** start of Provided records **

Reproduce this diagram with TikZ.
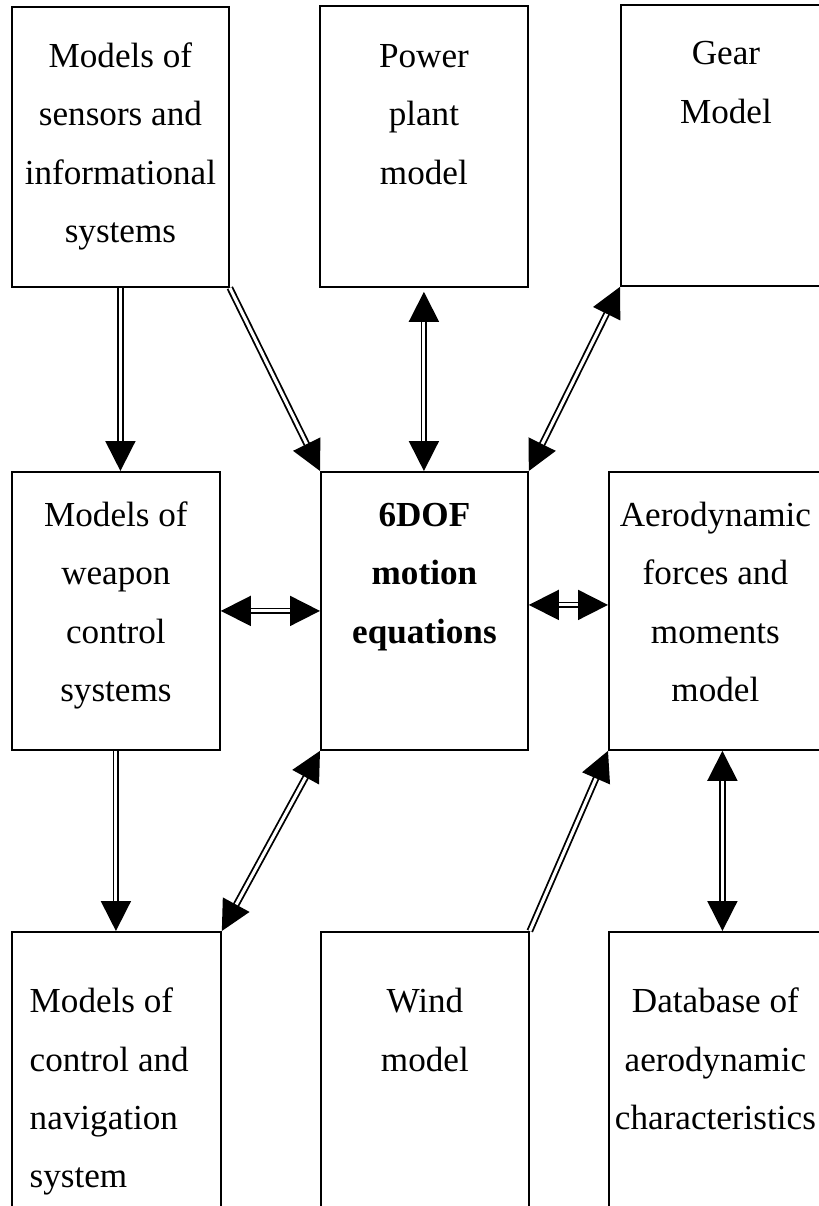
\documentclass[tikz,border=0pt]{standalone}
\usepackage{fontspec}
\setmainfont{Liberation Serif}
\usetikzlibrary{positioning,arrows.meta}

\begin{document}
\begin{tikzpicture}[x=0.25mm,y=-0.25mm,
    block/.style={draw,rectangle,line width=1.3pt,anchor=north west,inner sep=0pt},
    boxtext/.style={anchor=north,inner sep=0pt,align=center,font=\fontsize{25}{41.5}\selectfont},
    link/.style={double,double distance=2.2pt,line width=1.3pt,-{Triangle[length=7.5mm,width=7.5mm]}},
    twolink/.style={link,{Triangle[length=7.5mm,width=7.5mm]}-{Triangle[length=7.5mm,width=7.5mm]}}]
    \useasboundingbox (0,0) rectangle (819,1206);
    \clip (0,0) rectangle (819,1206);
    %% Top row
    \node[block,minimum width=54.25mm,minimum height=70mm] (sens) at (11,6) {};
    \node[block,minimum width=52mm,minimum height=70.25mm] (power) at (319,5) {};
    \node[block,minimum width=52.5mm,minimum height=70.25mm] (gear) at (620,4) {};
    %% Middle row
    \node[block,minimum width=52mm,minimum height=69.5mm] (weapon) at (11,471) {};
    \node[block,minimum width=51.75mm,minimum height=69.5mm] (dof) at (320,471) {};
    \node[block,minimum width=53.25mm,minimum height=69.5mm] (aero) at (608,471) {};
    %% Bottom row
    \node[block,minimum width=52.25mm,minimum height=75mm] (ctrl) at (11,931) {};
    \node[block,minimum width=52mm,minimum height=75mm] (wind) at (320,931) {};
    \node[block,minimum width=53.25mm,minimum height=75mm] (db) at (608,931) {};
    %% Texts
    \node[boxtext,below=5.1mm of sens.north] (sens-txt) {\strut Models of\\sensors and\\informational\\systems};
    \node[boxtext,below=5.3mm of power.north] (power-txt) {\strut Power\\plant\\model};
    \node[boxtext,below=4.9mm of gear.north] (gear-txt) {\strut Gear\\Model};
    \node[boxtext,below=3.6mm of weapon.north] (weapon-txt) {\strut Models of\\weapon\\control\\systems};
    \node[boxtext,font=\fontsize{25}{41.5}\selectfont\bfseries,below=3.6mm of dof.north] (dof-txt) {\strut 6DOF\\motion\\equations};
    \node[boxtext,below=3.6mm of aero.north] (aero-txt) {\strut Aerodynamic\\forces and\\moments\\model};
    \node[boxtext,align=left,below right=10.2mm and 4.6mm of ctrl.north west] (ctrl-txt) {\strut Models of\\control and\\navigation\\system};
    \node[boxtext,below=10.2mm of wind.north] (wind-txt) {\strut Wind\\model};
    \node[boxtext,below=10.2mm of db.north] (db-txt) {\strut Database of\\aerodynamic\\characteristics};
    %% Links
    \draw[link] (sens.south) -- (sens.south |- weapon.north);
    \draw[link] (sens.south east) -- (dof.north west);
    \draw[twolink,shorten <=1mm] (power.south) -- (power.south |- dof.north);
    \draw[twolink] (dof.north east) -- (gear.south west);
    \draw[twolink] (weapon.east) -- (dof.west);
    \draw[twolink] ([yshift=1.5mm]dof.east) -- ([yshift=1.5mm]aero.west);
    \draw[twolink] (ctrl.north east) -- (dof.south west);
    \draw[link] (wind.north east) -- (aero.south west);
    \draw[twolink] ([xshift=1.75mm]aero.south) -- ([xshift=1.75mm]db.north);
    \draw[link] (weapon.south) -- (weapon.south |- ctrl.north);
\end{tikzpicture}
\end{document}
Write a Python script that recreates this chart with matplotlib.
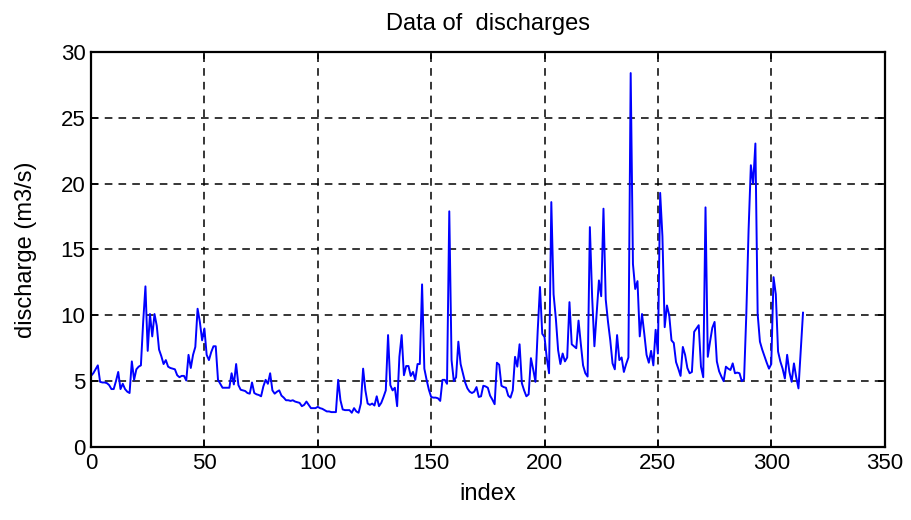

** end of Provided records **

**Problem requirements**
Repeat the data in full and exactly. Omit pictures.

**Response below**
Reproduce this diagram with TikZ.
\documentclass[tikz,border=0pt]{standalone}
\usepackage{fontspec}
\setmainfont{Liberation Serif}
\usetikzlibrary{positioning,arrows.meta}

\begin{document}
\begin{tikzpicture}[x=0.25mm,y=-0.25mm,
    block/.style={draw,rectangle,line width=1.3pt,anchor=north west,inner sep=0pt},
    boxtext/.style={anchor=north,inner sep=0pt,align=center,font=\fontsize{25}{41.5}\selectfont},
    link/.style={double,double distance=2.2pt,line width=1.3pt,-{Triangle[length=7.5mm,width=7.5mm]}},
    twolink/.style={link,{Triangle[length=7.5mm,width=7.5mm]}-{Triangle[length=7.5mm,width=7.5mm]}}]
    \useasboundingbox (0,0) rectangle (819,1206);
    \clip (0,0) rectangle (819,1206);
    %% Top row
    \node[block,minimum width=54.25mm,minimum height=70mm] (sens) at (11,6) {};
    \node[block,minimum width=52mm,minimum height=70.25mm] (power) at (319,5) {};
    \node[block,minimum width=52.5mm,minimum height=70.25mm] (gear) at (620,4) {};
    %% Middle row
    \node[block,minimum width=52mm,minimum height=69.5mm] (weapon) at (11,471) {};
    \node[block,minimum width=51.75mm,minimum height=69.5mm] (dof) at (320,471) {};
    \node[block,minimum width=53.25mm,minimum height=69.5mm] (aero) at (608,471) {};
    %% Bottom row
    \node[block,minimum width=52.25mm,minimum height=75mm] (ctrl) at (11,931) {};
    \node[block,minimum width=52mm,minimum height=75mm] (wind) at (320,931) {};
    \node[block,minimum width=53.25mm,minimum height=75mm] (db) at (608,931) {};
    %% Texts
    \node[boxtext,below=5.1mm of sens.north] (sens-txt) {\strut Models of\\sensors and\\informational\\systems};
    \node[boxtext,below=5.3mm of power.north] (power-txt) {\strut Power\\plant\\model};
    \node[boxtext,below=4.9mm of gear.north] (gear-txt) {\strut Gear\\Model};
    \node[boxtext,below=3.6mm of weapon.north] (weapon-txt) {\strut Models of\\weapon\\control\\systems};
    \node[boxtext,font=\fontsize{25}{41.5}\selectfont\bfseries,below=3.6mm of dof.north] (dof-txt) {\strut 6DOF\\motion\\equations};
    \node[boxtext,below=3.6mm of aero.north] (aero-txt) {\strut Aerodynamic\\forces and\\moments\\model};
    \node[boxtext,align=left,below right=10.2mm and 4.6mm of ctrl.north west] (ctrl-txt) {\strut Models of\\control and\\navigation\\system};
    \node[boxtext,below=10.2mm of wind.north] (wind-txt) {\strut Wind\\model};
    \node[boxtext,below=10.2mm of db.north] (db-txt) {\strut Database of\\aerodynamic\\characteristics};
    %% Links
    \draw[link] (sens.south) -- (sens.south |- weapon.north);
    \draw[link] (sens.south east) -- (dof.north west);
    \draw[twolink,shorten <=1mm] (power.south) -- (power.south |- dof.north);
    \draw[twolink] (dof.north east) -- (gear.south west);
    \draw[twolink] (weapon.east) -- (dof.west);
    \draw[twolink] ([yshift=1.5mm]dof.east) -- ([yshift=1.5mm]aero.west);
    \draw[twolink] (ctrl.north east) -- (dof.south west);
    \draw[link] (wind.north east) -- (aero.south west);
    \draw[twolink] ([xshift=1.75mm]aero.south) -- ([xshift=1.75mm]db.north);
    \draw[link] (weapon.south) -- (weapon.south |- ctrl.north);
\end{tikzpicture}
\end{document}
Write a Python script that recreates this chart with matplotlib.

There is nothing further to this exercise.